In case Mr Trump wins, the Gaza situation is likely to worsen as he is distinctly more partial towards Israeli Prime Minister Benjamin Netanyahu and Israel than President Joe Biden. There rests a paradox. While Mr Trump is likely to urge Ukraine to settle with Russia, perhaps along the lines enunciated by Mr Putin, by limiting US assistance, in the Middle East he may will do the reverse by backing Israel.

The Narendra Modi government’s policy of remaining neutral in all the conflicts caused by major-power rivalry is in line with traditional Indian foreign policy since Independence. It was this pragmatic “third way” that evolved into the Non-Aligned Movement (NAM). Though the present government in New Delhi pours scorn on past diplomacy, essentially the change has been of style and nuance rather than substance. Naturally, India’s rapid economic growth, the gradual opening of its markets and China’s rise presented India with new options. Whereas the pre-1991 Soviet Union was, perforce, a preferred partner, in the 21st century the United States has assumed that role. The change has been gradual, and unlike claims of a foreign policy revolution in the last decade, it is more a fruition of past choices, dictated by geopolitical factors, than a new policy construct.
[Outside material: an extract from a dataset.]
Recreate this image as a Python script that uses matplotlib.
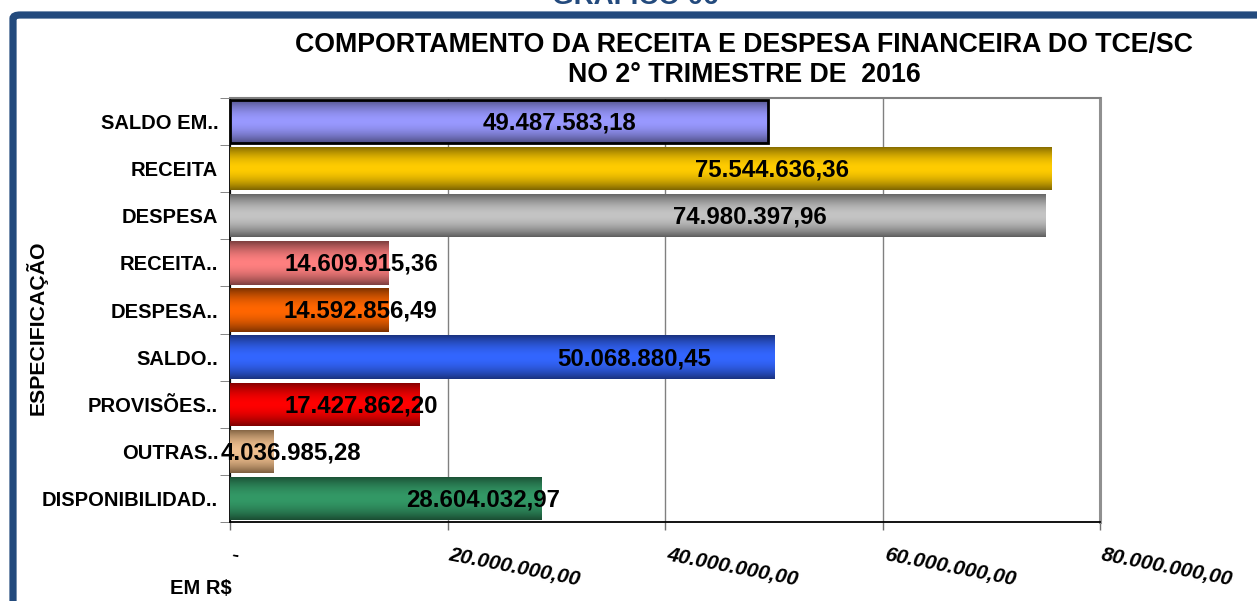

India is well situated to ride out any turbulence that all these trends may generate. The re-election of Mr Modi is seen as a foregone conclusion. His third term per se is expected to provide some continuity to Indian diplomacy. However, if the BJP manages to win a two-thirds majority, then its domestic politics may veer decisively towards a majoritarian agenda. That can then begin to impinge on India’s outreach to the Islamic world, the West and neighbours.

The next eight months are extremely critical for the world, because some forthcoming election results can exacerbate existing schisms. Mr Putin’s victory is merely the opening over, to use a cricketing metaphor. The bounce and spin of the pitch remains unknown.